The same day the that the Obama administration confirmed it planned to cancel a GPS backup system, the Government Accountability Office issued a report warning that delays in launching new satellites could imperil the performance of the navigational system.
But at a hearing of the House Committee on Oversight and Government Reform’s National Security Subcommittee, GAO warned that GPS performance could start to degrade next year.

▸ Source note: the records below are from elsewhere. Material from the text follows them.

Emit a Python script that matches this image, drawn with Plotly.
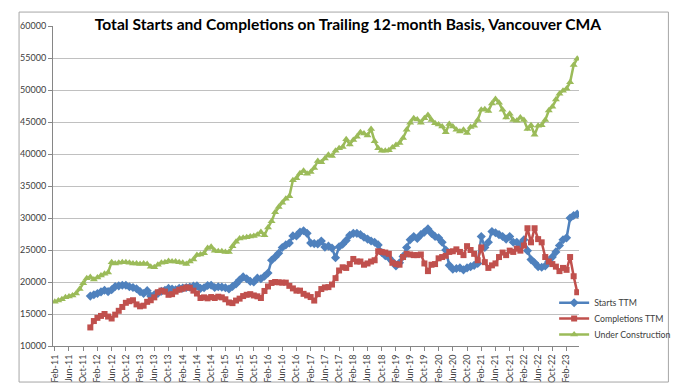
import plotly.graph_objects as go

months = ["Jan", "Feb", "Mar", "Apr", "May", "Jun", "Jul", "Aug", "Sep", "Oct", "Nov", "Dec"]
# monthly categories Feb-11 .. May-23
categories = []
y, m = 2011, 1
while (y, m) <= (2023, 4):
    categories.append(f"{months[m]}-{str(y)[2:]}")
    m += 1
    if m == 12:
        m, y = 0, y + 1

tick_labels = categories[::4]

starts_ttm = [None] * 10 + [
    17800, 18000, 18200, 18450, 18700, 18500, 18800, 19300, 19400, 19500,
    19500, 19250, 19150, 18950, 18500, 18200, 18650, 17800, 18000, 18200,
    18550, 18700, 19000, 18900, 18800, 19000, 19050, 19150, 19200, 19350,
    19400, 19000, 19100, 19450, 19500, 19150, 19250, 19200, 19100, 18900,
    19300, 19700, 20300, 20800, 20500, 20100, 20000, 20600, 20500, 20900,
    21400, 23400, 23900, 24500, 25400, 25800, 26100, 27200, 27200, 27800,
    28000, 27600, 26100, 26000, 25950, 26400, 25450, 25600, 25300,
    23800, 25500, 25900, 26500, 27300, 27600, 27600, 27400, 27000, 26700,
    26400, 26200, 25800, 24600, 24100, 23800, 23200, 22500, 23000, 24000,
    25400, 26600, 27100, 26800, 27400, 27800, 28300, 27600, 27100, 26900,
    26200, 25000, 22600, 22000, 22100, 22200, 21900, 22200, 22400, 22600,
    22900, 27100, 25400, 26200, 27900, 27700, 27400, 27100, 26700, 27100,
    26200, 26200, 25900, 26600, 24900, 23500, 23000, 22400, 22300, 22500,
    23200, 23900, 24700, 25700, 26600, 26900, 30000, 30400, 30600,
]

completions_ttm = [None] * 10 + [
    12900, 13900, 14400, 14700, 15000, 14600, 14300, 14900, 15500, 16100,
    16750, 17000, 17150, 16500, 16200, 16300, 16900, 17150, 17600, 18400,
    18650, 18500, 18000, 18100, 18500, 18800, 18950, 19150, 19100, 18650,
    18200, 17500, 17600, 17450, 17650, 17500, 17700, 17600, 17300, 16800,
    16700, 17100, 17400, 17800, 18000, 18100, 17900, 17760, 17500, 18600,
    19300, 19850, 20000, 19950, 19900, 19900, 19400, 19000, 18650, 18650,
    18150, 17900, 17650, 17100, 18100, 18900, 19150, 19200, 19600,
    20600, 21800, 22300, 22200, 22800, 23600, 23200, 23200, 22700, 22900,
    23200, 23400, 24800, 24700, 24600, 24400, 23000, 22800, 22700, 23900,
    24400, 24300, 24200, 24200, 24300, 22900, 21700, 22700, 22800, 23700,
    23900, 24100, 24700, 24800, 25100, 24700, 24200, 25600, 25000, 24400,
    23400, 25400, 23100, 22200, 22600, 22900, 23900, 24600, 24200, 24900,
    24700, 25200, 24900, 25700, 28400, 26200, 28400, 26700, 26200, 23900,
    23200, 22800, 22400, 21700, 22200, 21900, 23900, 20900, 18400,
]

under_construction = [
    16900, 17100, 17300, 17600, 17750, 17900, 18200, 18900, 19800, 20600,
    20800, 20400, 20700, 21000, 21300, 21500, 23100, 22900, 23000, 23100,
    23100, 23000, 22900, 22900, 22800, 22900, 22800, 22400, 22300, 22700,
    23000, 23100, 23300, 23200, 23200, 23100, 23000, 22800, 23200, 23500,
    24200, 24300, 24500, 25300, 25500, 24900, 24800, 24800, 24700, 24700,
    25600, 26300, 26800, 26900, 27000, 27100, 27200, 27400, 27800, 27300,
    28500, 29500, 30900, 31700, 32400, 33000, 33400, 35900, 36200, 37000,
    37400, 36900, 37200, 37800, 38900, 38700, 39300, 39900, 39700,
    40500, 40900, 41100, 42300, 41500, 42200, 42700, 43400, 43200, 42900,
    43900, 42000, 40900, 40500, 40500, 40600, 41000, 41400, 41700, 42500,
    43800, 44900, 45600, 45400, 44900, 45600, 46100, 45300, 44800, 44600,
    44300, 43400, 44700, 44300, 43800, 43500, 43800, 43300, 44200, 44400,
    45300, 46900, 47000, 46700, 47900, 48600, 48000, 46900, 45700, 46300,
    45300, 45200, 45700, 45300, 43900, 44500, 43000, 44400, 44500, 45300,
    46800, 47400, 48500, 49400, 49900, 50200, 51200, 53900, 54900,
]

y_ticks = [10000, 15000, 20000, 25000, 30000, 35000, 40000, 45000, 50000, 55000, 60000]

FONT = "Lato, 'Open Sans', sans-serif"
W, H = 680, 387
ML, MR, MT, MB = 36, 94, 15, 39
PW, PH = W - ML - MR, H - MT - MB


def px2paper_x(px):
    return (px - ML) / PW


def px2paper_y(py):
    return (H - MB - py) / PH


series = [
    ("Starts TTM", starts_ttm, "#4F81BD", "diamond", 7, "legend", 303),
    ("Completions TTM", completions_ttm, "#C0504D", "square", 6, "legend2", 319.5),
    ("Under Construction", under_construction, "#9BBB59", "triangle-up", 7, "legend3", 336),
]

fig = go.Figure()
legends = {}
for name, vals, col, sym, msize, leg, ly in series:
    fig.add_trace(go.Scatter(
        x=categories, y=vals, name=name, mode="lines+markers",
        line=dict(color=col, width=2.5),
        marker=dict(symbol=sym, size=msize, color=col),
        legend=leg,
    ))
    legends[leg] = dict(
        x=px2paper_x(560), xanchor="left",
        y=px2paper_y(ly), yanchor="middle",
        bgcolor="rgba(0,0,0,0)", font=dict(size=8.8, color="#404040", family=FONT),
        borderwidth=0,
    )

fig.update_layout(
    width=W, height=H,
    margin=dict(l=ML, r=MR, t=MT, b=MB),
    paper_bgcolor="white", plot_bgcolor="white",
    font=dict(family=FONT, color="#404040", size=9),
    title=dict(
        text="<b>Total Starts and Completions on Trailing 12-month Basis, Vancouver CMA</b>",
        font=dict(family=FONT, size=15.6, color="black"),
        x=0.5, xref="container", xanchor="center",
        y=1 - 17 / H, yref="container", yanchor="middle",
    ),
    xaxis=dict(
        type="category", categoryorder="array", categoryarray=categories,
        range=[-0.5, len(categories) - 0.5],
        tickmode="array", tickvals=tick_labels, ticktext=tick_labels,
        tickangle=-90, ticks="outside", ticklen=4, tickcolor="#868686",
        showline=True, linecolor="#868686", linewidth=1,
        showgrid=False, tickfont=dict(size=9, color="#404040"),
    ),
    yaxis=dict(
        range=[10000, 60000], tickmode="array", tickvals=y_ticks,
        ticktext=[str(v) for v in y_ticks],
        ticks="outside", ticklen=4, tickcolor="#868686",
        showline=True, linecolor="#868686", linewidth=1,
        showgrid=True, gridcolor="#c0c0c0", gridwidth=1,
        zeroline=False, tickfont=dict(size=9, color="#404040"),
    ),
    showlegend=True,
    shapes=[
        # white box behind title hiding the top gridline
        dict(type="rect", xref="paper", yref="paper",
             x0=px2paper_x(84), x1=px2paper_x(600),
             y0=px2paper_y(24), y1=px2paper_y(8),
             fillcolor="white", line=dict(width=0), layer="above"),
        # chart area border
        dict(type="rect", xref="paper", yref="paper",
             x0=px2paper_x(0.5), x1=px2paper_x(W - 0.5),
             y0=px2paper_y(H - 1.5), y1=px2paper_y(0.5),
             line=dict(color="#a6a6a6", width=1), fillcolor="rgba(0,0,0,0)"),
    ],
    **legends,
)

fig.write_html("out.html")
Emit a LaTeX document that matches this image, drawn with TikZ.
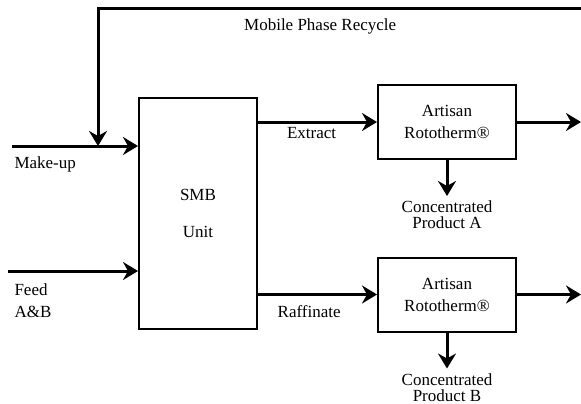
\documentclass[tikz,border=0pt]{standalone}
\usepackage{fontspec}
\setmainfont{Liberation Serif}
\usetikzlibrary{arrows.meta,positioning,calc}

\tikzset{
  every unit/.style={draw, line width=2pt, align=center, inner sep=0pt},
  flow/.style={->, line width=3pt},
  stream label/.style={inner sep=0pt, align=left},
}

\begin{document}
\begin{tikzpicture}[x=1pt, y=-1pt, >={Stealth[length=15pt,width=18pt,inset=5pt]},
  font=\fontsize{17}{22}\selectfont]
	\useasboundingbox (0,0) rectangle (581,404);
	
	\node [every unit, minimum width=118pt, minimum height=231pt] (smb) at (198,213.5) {SMB\\[15pt]Unit};
	
	\foreach \y [count=\i] in {122,294.5}
	\node [every unit, minimum width=138pt, minimum height=74pt] (art-\i) at (447,\y) {Artisan\\Rototherm®};
	
	\foreach \l [count=\i] in {A,B}
	\node [below=36pt of art-\i, align=center, inner sep=5pt, font=\fontsize{17}{16}\selectfont] (conc-\i) {Concentrated\\Product \l};
	
	\coordinate (recycle) at (581,9);
	\coordinate (makeup) at (12,146);
	\coordinate (join) at (98,146);
	\coordinate (feed) at (8,271);
	
	\draw [flow] (recycle) -| (join)
	node [stream label, pos=0.27, below=8pt] {Mobile Phase Recycle};
	
	\draw [flow] (makeup) -- (makeup -| smb.west)
	node [stream label, pos=0, below right=9pt and 1pt] {Make-up};
	
	\draw [flow] (feed) -- (feed -| smb.west)
	node [stream label, pos=0, below right=11pt and 5pt] {Feed\\A\&B};
	
	\draw [flow] (smb.east |- art-1) -- (art-1)
	node [stream label, pos=0.45, below=4pt] {Extract};
	
	\draw [flow] (smb.east |- art-2) -- (art-2)
	node [stream label, pos=0.43, below=10pt] {Raffinate};
	
	\foreach \i in {1,2}
	\draw [flow] (art-\i) -- (art-\i -| recycle);
	
	\foreach \i in {1,2}
	\draw [flow] (art-\i) -- (conc-\i);
	
\end{tikzpicture}
\end{document}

Delays in the development and launch of two GPS satellites could reduce the number of satellites in orbit to below the minimum 24 that are needed to provide precise location information, Cristina Chaplain, director of acquisition and sourcing management at GAO, told the panel.
“The estimated long-term probability of maintaining a constellation of at least 24 operational satellites falls below 95 percent during fiscal year 2010 and remains below 95 percent until the end of fiscal year 2014, at times falling below 80 percent,” she said.
If the number of GPS satellites drops below 24, Chaplain said, it “could have wide-ranging impacts on GPS users,” including intercontinental commercial aviation, which “may have to cancel, delay or reroute flights.” Cell phone enhanced 911 emergency services, which rely on GPS to locate callers, “could lose accuracy, particularly when operating in urban canyons or mountainous terrain,” she added.
“Air Force Losing Way with GPS”
In addition to predicting that a two-year delay in the program could lead to a deterioration of the constellation by 2010, the GAO said the delays in the replacement program might reduce the constellation to 18 satellites before full recovery in 2020.
In an additional analysis, GAO outlined a scenario in which, if the GPS block encounters even just a two-year delay, the probability of maintaining a full service constellation drops precipitously starting in October 2013, possibly going as low as 10 percent by 2018.
The GAO report is available here:
BTW, the F-22 that crashed a month ago was worth $140 million.
“The recently released Independent Assessment Team (IAT) report, chaired by Dr. Bradford Parkinson, the father of GPS, and other industry leaders, concludes ‘… the IAT unanimously recommends that the U.S. Government complete the eLoran upgrade and commit to eLoran as the national backup to GPS for 20 years.’
“The IAT reached this conclusion by evaluating the need for a GPS backup then evaluating all available or potential alternatives. The IAT also performed a “deep dive” on the costs of the Loran system and a transition to eLoran, and found the infrastructure enhancements to eLoran are 70% complete and the cost to complete the rollout is less expensive than decommissioning the Loran system.
“This report is in direct opposition to recent comments made by the Department of Homeland Security that terminating Loran will save $190 M over five years and more research is needed to evaluate the need and solution for a GPS backup.”